>> Begin DATA LINES
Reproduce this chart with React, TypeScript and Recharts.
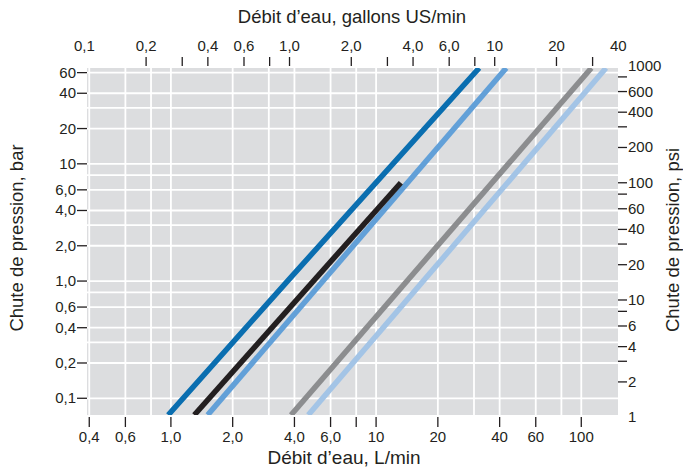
import React from 'react';
import { LineChart, Line, XAxis, YAxis, CartesianGrid } from 'recharts';

// débit en L/min, chute de pression en bar
const serieBleuFonce = [
  { q: 0.97, p: 0.072 },
  { q: 3.7, p: 1.0 },
  { q: 31.8, p: 65.7 },
];
const serieNoire = [
  { q: 1.3, p: 0.072 },
  { q: 13.2, p: 6.9 },
];
const serieBleuMoyen = [
  { q: 1.51, p: 0.072 },
  { q: 43.1, p: 65.7 },
];
const serieGrise = [
  { q: 3.85, p: 0.072 },
  { q: 112, p: 65.7 },
];
const serieBleuClair = [
  { q: 4.67, p: 0.072 },
  { q: 132, p: 65.7 },
];

const LPM_DOMAIN: [number, number] = [0.39, 151];
const BAR_DOMAIN: [number, number] = [0.072, 65.7];
const L_PER_GAL = 3.785;
const PSI_PER_BAR = 14.5038;
const GPM_DOMAIN: [number, number] = [LPM_DOMAIN[0] / L_PER_GAL, LPM_DOMAIN[1] / L_PER_GAL];
const PSI_DOMAIN: [number, number] = [BAR_DOMAIN[0] * PSI_PER_BAR, BAR_DOMAIN[1] * PSI_PER_BAR];

const lpmTicks = [0.4, 0.6, 1, 2, 4, 6, 8, 10, 20, 40, 60, 100];
const lpmLabels = ['0,4', '0,6', '1,0', '2,0', '4,0', '6,0', '', '10', '20', '40', '60', '100'];
const gpmTicks = [0.1, 0.2, 0.3, 0.4, 0.6, 0.8, 1, 2, 3, 4, 6, 8, 10, 20, 30, 40];
const gpmLabels = ['0,1', '0,2', '', '0,4', '0,6', '', '1,0', '2,0', '', '4,0', '6,0', '', '10', '20', '', '40'];
const barTicks = [0.1, 0.2, 0.4, 0.6, 1, 2, 4, 6, 10, 20, 40, 60];
const barLabels = ['0,1', '0,2', '0,4', '0,6', '1,0', '2,0', '4,0', '6,0', '10', '20', '40', '60'];
const psiTicks = [1, 2, 3, 4, 6, 8, 10, 20, 30, 40, 60, 80, 100, 200, 300, 400, 600, 800, 1000];
const psiLabels = ['1', '2', '', '4', '6', '', '10', '20', '', '40', '60', '', '100', '200', '', '400', '600', '', '1000'];

const lpmGrid = [0.4, 0.6, 0.8, 1, 2, 3, 4, 6, 8, 10, 20, 30, 40, 60, 80, 100];
const barGrid = [0.1, 0.2, 0.3, 0.4, 0.6, 0.8, 1, 2, 3, 4, 6, 8, 10, 20, 30, 40, 60];

// même courbe grise exprimée en gallons US/min et psi, invisible : sert juste à porter les axes haut/droite
const serieGriseUS = serieGrise.map(d => ({ g: d.q / L_PER_GAL, s: d.p * PSI_PER_BAR }));

const INK = '#231f20';
const FONT = '"Liberation Sans", Arial, Helvetica, sans-serif';

type Side = 'top' | 'bottom' | 'left' | 'right';

function renderTick(side: Side, values: number[], labels: string[], domain: [number, number]) {
  return (props: any) => {
    const { x, y, payload } = props;
    const v = payload.value;
    const label = labels[values.indexOf(v)] ?? '';
    const inside = v >= domain[0] && v <= domain[1];
    const textProps = { fontSize: 15, fontFamily: FONT, fill: INK };
    if (side === 'bottom') {
      return (
        <g>
          {inside && <line x1={x} x2={x} y1={y + 2} y2={y + 12} stroke={INK} strokeWidth={1.3} />}
          <text x={x} y={y + 27} textAnchor="middle" {...textProps}>{label}</text>
        </g>
      );
    }
    if (side === 'top') {
      return (
        <g>
          {inside && <line x1={x} x2={x} y1={y - 11} y2={y - 2} stroke={INK} strokeWidth={1.3} />}
          <text x={x} y={y - 17} textAnchor="middle" {...textProps}>{label}</text>
        </g>
      );
    }
    if (side === 'left') {
      return (
        <g>
          {inside && <line x1={x - 10} x2={x} y1={y} y2={y} stroke={INK} strokeWidth={1.3} />}
          <text x={x - 11} y={y + 5} textAnchor="end" {...textProps}>{label}</text>
        </g>
      );
    }
    return (
      <g>
        {inside && <line x1={x} x2={x + 9} y1={y} y2={y} stroke={INK} strokeWidth={1.3} />}
        <text x={x + 10} y={y + 5} textAnchor="start" {...textProps}>{label}</text>
      </g>
    );
  };
}

const titleStyle: React.CSSProperties = {
  position: 'absolute',
  fontFamily: FONT,
  fontSize: 18.5,
  lineHeight: 1,
  color: INK,
  whiteSpace: 'nowrap',
};

export default function App() {
  return (
    <div style={{ position: 'relative', width: 683, height: 461 }}>
      <LineChart width={683} height={461} margin={{ top: 0, right: 0, bottom: 0, left: 0 }}>
        <CartesianGrid
          xAxisId="lpm"
          yAxisId="bar"
          fill="#dcdddf"
          fillOpacity={1}
          stroke="#ffffff"
          strokeWidth={1.8}
          verticalValues={lpmGrid}
          horizontalValues={barGrid}
        />
        <XAxis
          xAxisId="lpm"
          orientation="bottom"
          type="number"
          dataKey="q"
          scale="log"
          domain={LPM_DOMAIN}
          allowDataOverflow
          ticks={lpmTicks}
          interval={0}
          height={54}
          tickSize={0}
          tickMargin={0}
          tickLine={false}
          axisLine={false}
          tick={renderTick('bottom', lpmTicks, lpmLabels, LPM_DOMAIN)}
        />
        <XAxis
          xAxisId="gpm"
          orientation="top"
          type="number"
          dataKey="g"
          scale="log"
          domain={GPM_DOMAIN}
          allowDataOverflow
          ticks={gpmTicks}
          interval={0}
          height={60}
          tickSize={0}
          tickMargin={0}
          tickLine={false}
          axisLine={false}
          tick={renderTick('top', gpmTicks, gpmLabels, GPM_DOMAIN)}
        />
        <YAxis
          yAxisId="bar"
          orientation="left"
          type="number"
          scale="log"
          domain={BAR_DOMAIN}
          allowDataOverflow
          ticks={barTicks}
          interval={0}
          width={79}
          tickSize={0}
          tickMargin={0}
          tickLine={false}
          axisLine={false}
          tick={renderTick('left', barTicks, barLabels, BAR_DOMAIN)}
        />
        <YAxis
          yAxisId="psi"
          orientation="right"
          type="number"
          scale="log"
          domain={PSI_DOMAIN}
          allowDataOverflow
          ticks={psiTicks}
          interval={0}
          width={73}
          tickSize={0}
          tickMargin={0}
          tickLine={false}
          axisLine={false}
          tick={renderTick('right', psiTicks, psiLabels, PSI_DOMAIN)}
        />
        <Line xAxisId="gpm" yAxisId="psi" data={serieGriseUS} dataKey="s" stroke="none" strokeWidth={0} dot={false} activeDot={false} isAnimationActive={false} />
        <Line xAxisId="lpm" yAxisId="bar" data={serieGrise} dataKey="p" stroke="#8c8d8f" strokeWidth={5.5} dot={false} isAnimationActive={false} />
        <Line xAxisId="lpm" yAxisId="bar" data={serieBleuClair} dataKey="p" stroke="#a3c4e6" strokeWidth={5.5} dot={false} isAnimationActive={false} />
        <Line xAxisId="lpm" yAxisId="bar" data={serieBleuMoyen} dataKey="p" stroke="#62a0d8" strokeWidth={5.5} dot={false} isAnimationActive={false} />
        <Line xAxisId="lpm" yAxisId="bar" data={serieNoire} dataKey="p" stroke="#231f20" strokeWidth={5.5} dot={false} isAnimationActive={false} />
        <Line xAxisId="lpm" yAxisId="bar" data={serieBleuFonce} dataKey="p" stroke="#0a6eb0" strokeWidth={5.5} dot={false} isAnimationActive={false} />
      </LineChart>
      <div style={{ ...titleStyle, left: 344, top: 8.5, transform: 'translate(-50%, -50%)' }}>
        Débit d’eau, gallons US/min
      </div>
      <div style={{ ...titleStyle, fontSize: 19, left: 336, top: 448.7, transform: 'translate(-50%, -50%)' }}>
        Débit d’eau, L/min
      </div>
      <div style={{ ...titleStyle, left: 8.5, top: 229.5, transform: 'translate(-50%, -50%) rotate(-90deg)' }}>
        Chute de pression, bar
      </div>
      <div style={{ ...titleStyle, left: 665, top: 232, transform: 'translate(-50%, -50%) rotate(-90deg)' }}>
        Chute de pression, psi
      </div>
    </div>
  );
}
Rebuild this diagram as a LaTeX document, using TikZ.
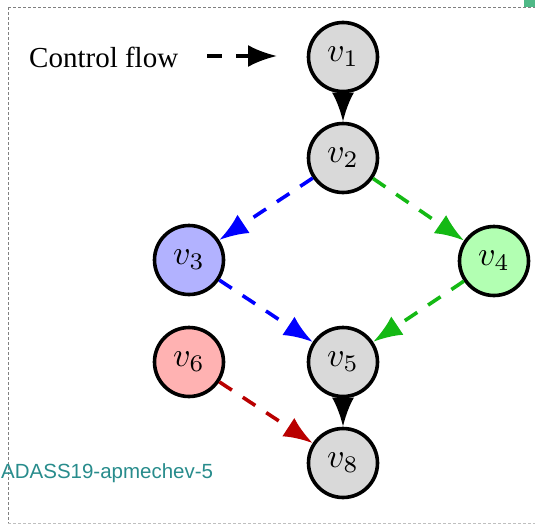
\documentclass[tikz,border=0pt]{standalone}
\usepackage{graphicx}
\usepackage{fontspec}
\setmainfont{Liberation Serif}
\newfontfamily\labelsans{Liberation Sans}
\usetikzlibrary{arrows.meta}
\definecolor{teallabel}{RGB}{40,140,140}
\definecolor{markgreen}{RGB}{80,185,135}
\definecolor{cfgreen}{RGB}{20,185,20}
\definecolor{cfred}{RGB}{185,0,0}
\newcommand{\vlab}[1]{\scalebox{3.4}{$v_{#1}$}}
\tikzset{
  vnode/.style={circle,draw=black,line width=3.6pt,minimum size=69pt,inner sep=0pt},
  flow/.style={line width=3.6pt,-{Latex[length=29pt,width=22pt]}},
  dflow/.style={flow,dash pattern=on 15pt off 13pt},
  frameline/.style={line width=0.7pt,dash pattern=on 3pt off 2pt}
}
\begin{document}
\begin{tikzpicture}[x=1pt,y=-1pt]
\useasboundingbox (0,0) rectangle (535,525);
% frame
\draw[frameline,gray] (8,7) -- (535,7);
\draw[frameline,gray] (8,7) -- (8,523);
\draw[frameline,gray!50] (8,523) -- (535,523);
\fill[markgreen] (524,0) rectangle (535,7);
% nodes
\node[vnode,fill=gray!30] (v1) at (343,57) {\vlab{1}};
\node[vnode,fill=gray!30] (v2) at (343,158) {\vlab{2}};
\node[vnode,fill=blue!30] (v3) at (189,260) {\vlab{3}};
\node[vnode,fill=green!30] (v4) at (494,261) {\vlab{4}};
\node[vnode,fill=gray!30] (v5) at (343,362) {\vlab{5}};
\node[vnode,fill=red!30] (v6) at (189,362) {\vlab{6}};
\node[vnode,fill=gray!30] (v8) at (343,463) {\vlab{8}};
% edges
\draw[flow] (v1) -- (v2);
\draw[flow] (v5) -- (v8);
\draw[dflow,blue] (v2) -- (v3);
\draw[dflow,cfgreen] (v2) -- (v4);
\draw[dflow,blue] (v3) -- (v5);
\draw[dflow,cfgreen] (v4) -- (v5);
\draw[dflow,cfred] (v6) -- (v8);
% legend
\node[anchor=base west,inner sep=0pt,font=\fontsize{29}{30}\selectfont] (lg) at (29,67) {Control flow};
\coordinate (ls) at (207,56);
\coordinate (le) at (277,56);
\draw[dflow,black,dash pattern=on 15pt off 14pt] (ls) -- (le);
% label
\node[anchor=base west,inner sep=0pt,text=teallabel,font=\labelsans\fontsize{20.5}{22}\selectfont] (lab) at (1,478) {ADASS19-apmechev-5};
\end{tikzpicture}
\end{document}
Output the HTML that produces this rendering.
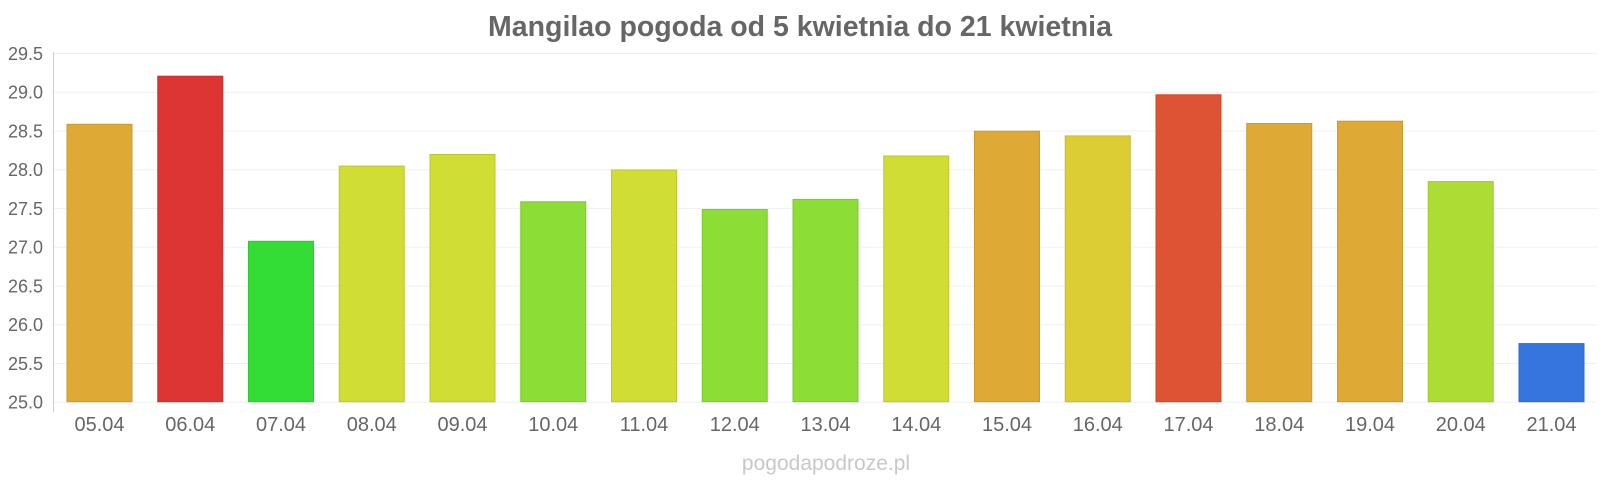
<!DOCTYPE html>
<html><head><meta charset="utf-8"><style>html,body{margin:0;padding:0;background:#fff}svg{display:block}</style></head>
<body>
<svg width="1600" height="480" xmlns="http://www.w3.org/2000/svg" font-family="Liberation Sans, sans-serif">
<rect width="1600" height="480" fill="#fff"/>
<text x="800" y="36" text-anchor="middle" font-size="28.5" font-weight="bold" fill="#666">Mangilao pogoda od 5 kwietnia do 21 kwietnia</text>
<g stroke="#f0f0f0" stroke-width="1">
<line x1="54" x2="1597" y1="53.5" y2="53.5"/><line x1="54" x2="1597" y1="92.2" y2="92.2"/><line x1="54" x2="1597" y1="131" y2="131"/><line x1="54" x2="1597" y1="169.7" y2="169.7"/><line x1="54" x2="1597" y1="208.5" y2="208.5"/><line x1="54" x2="1597" y1="247.2" y2="247.2"/><line x1="54" x2="1597" y1="286" y2="286"/><line x1="54" x2="1597" y1="324.7" y2="324.7"/><line x1="54" x2="1597" y1="363.5" y2="363.5"/><line x1="54" x2="1597" y1="402.2" y2="402.2"/>
</g>
<line x1="53.5" x2="53.5" y1="52" y2="412" stroke="#ccc"/>
<g font-size="18" fill="#666" text-anchor="end">
<text x="43" y="60">29.5</text><text x="43" y="98.7">29.0</text><text x="43" y="137.5">28.5</text><text x="43" y="176.2">28.0</text><text x="43" y="215">27.5</text><text x="43" y="253.7">27.0</text><text x="43" y="292.5">26.5</text><text x="43" y="331.2">26.0</text><text x="43" y="370">25.5</text><text x="43" y="408.7">25.0</text>
</g>
<g stroke-width="1">
<rect x="67" y="124.3" width="65" height="277.4" fill="#dea935" stroke="#c89a30"/>
<rect x="157.75" y="76.2" width="65" height="325.5" fill="#dd3434" stroke="#c83030"/>
<rect x="248.5" y="241.3" width="65" height="160.4" fill="#33dd35" stroke="#2ec830"/>
<rect x="339.25" y="166.1" width="65" height="235.6" fill="#cfdd34" stroke="#bac830"/>
<rect x="430" y="154.5" width="65" height="247.2" fill="#cfdd34" stroke="#bac830"/>
<rect x="520.75" y="201.8" width="65" height="199.9" fill="#8cdd35" stroke="#7ec830"/>
<rect x="611.5" y="170" width="65" height="231.7" fill="#cfdd34" stroke="#bac830"/>
<rect x="702.25" y="209.5" width="65" height="192.2" fill="#8cdd35" stroke="#7ec830"/>
<rect x="793" y="199.4" width="65" height="202.3" fill="#8cdd35" stroke="#7ec830"/>
<rect x="883.75" y="156" width="65" height="245.7" fill="#cfdd34" stroke="#bac830"/>
<rect x="974.5" y="131.2" width="65" height="270.5" fill="#dea935" stroke="#c89a30"/>
<rect x="1065.25" y="135.9" width="65" height="265.8" fill="#ddcd34" stroke="#c8b930"/>
<rect x="1156" y="94.8" width="65" height="306.9" fill="#de5334" stroke="#c84b30"/>
<rect x="1246.75" y="123.5" width="65" height="278.2" fill="#dea935" stroke="#c89a30"/>
<rect x="1337.5" y="121.2" width="65" height="280.5" fill="#dea935" stroke="#c89a30"/>
<rect x="1428.25" y="181.6" width="65" height="220.1" fill="#addd34" stroke="#9cc830"/>
<rect x="1519" y="343.6" width="65" height="58.1" fill="#3476dd" stroke="#306bc8"/>
</g>
<g font-size="20" fill="#666" text-anchor="middle">
<text x="99.5" y="431">05.04</text><text x="190.25" y="431">06.04</text><text x="281" y="431">07.04</text><text x="371.75" y="431">08.04</text><text x="462.5" y="431">09.04</text><text x="553.25" y="431">10.04</text><text x="644" y="431">11.04</text><text x="734.75" y="431">12.04</text><text x="825.5" y="431">13.04</text><text x="916.25" y="431">14.04</text><text x="1007" y="431">15.04</text><text x="1097.75" y="431">16.04</text><text x="1188.5" y="431">17.04</text><text x="1279.25" y="431">18.04</text><text x="1370" y="431">19.04</text><text x="1460.75" y="431">20.04</text><text x="1551.5" y="431">21.04</text>
</g>
<text x="826" y="470" text-anchor="middle" font-size="21" fill="#c8c8c8">pogodapodroze.pl</text>
</svg>
</body></html>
>> End DATA LINES
● **YOUR GOAL**: Please return, exactly as written, the lines from the first line of the records above through the line containing "const PSI_DOMAIN: [number, number]", both included, leaving out any pictures.

● **COMPLETE ANSWER**:
Reproduce this chart with React, TypeScript and Recharts.
import React from 'react';
import { LineChart, Line, XAxis, YAxis, CartesianGrid } from 'recharts';

// débit en L/min, chute de pression en bar
const serieBleuFonce = [
  { q: 0.97, p: 0.072 },
  { q: 3.7, p: 1.0 },
  { q: 31.8, p: 65.7 },
];
const serieNoire = [
  { q: 1.3, p: 0.072 },
  { q: 13.2, p: 6.9 },
];
const serieBleuMoyen = [
  { q: 1.51, p: 0.072 },
  { q: 43.1, p: 65.7 },
];
const serieGrise = [
  { q: 3.85, p: 0.072 },
  { q: 112, p: 65.7 },
];
const serieBleuClair = [
  { q: 4.67, p: 0.072 },
  { q: 132, p: 65.7 },
];

const LPM_DOMAIN: [number, number] = [0.39, 151];
const BAR_DOMAIN: [number, number] = [0.072, 65.7];
const L_PER_GAL = 3.785;
const PSI_PER_BAR = 14.5038;
const GPM_DOMAIN: [number, number] = [LPM_DOMAIN[0] / L_PER_GAL, LPM_DOMAIN[1] / L_PER_GAL];
const PSI_DOMAIN: [number, number] = [BAR_DOMAIN[0] * PSI_PER_BAR, BAR_DOMAIN[1] * PSI_PER_BAR];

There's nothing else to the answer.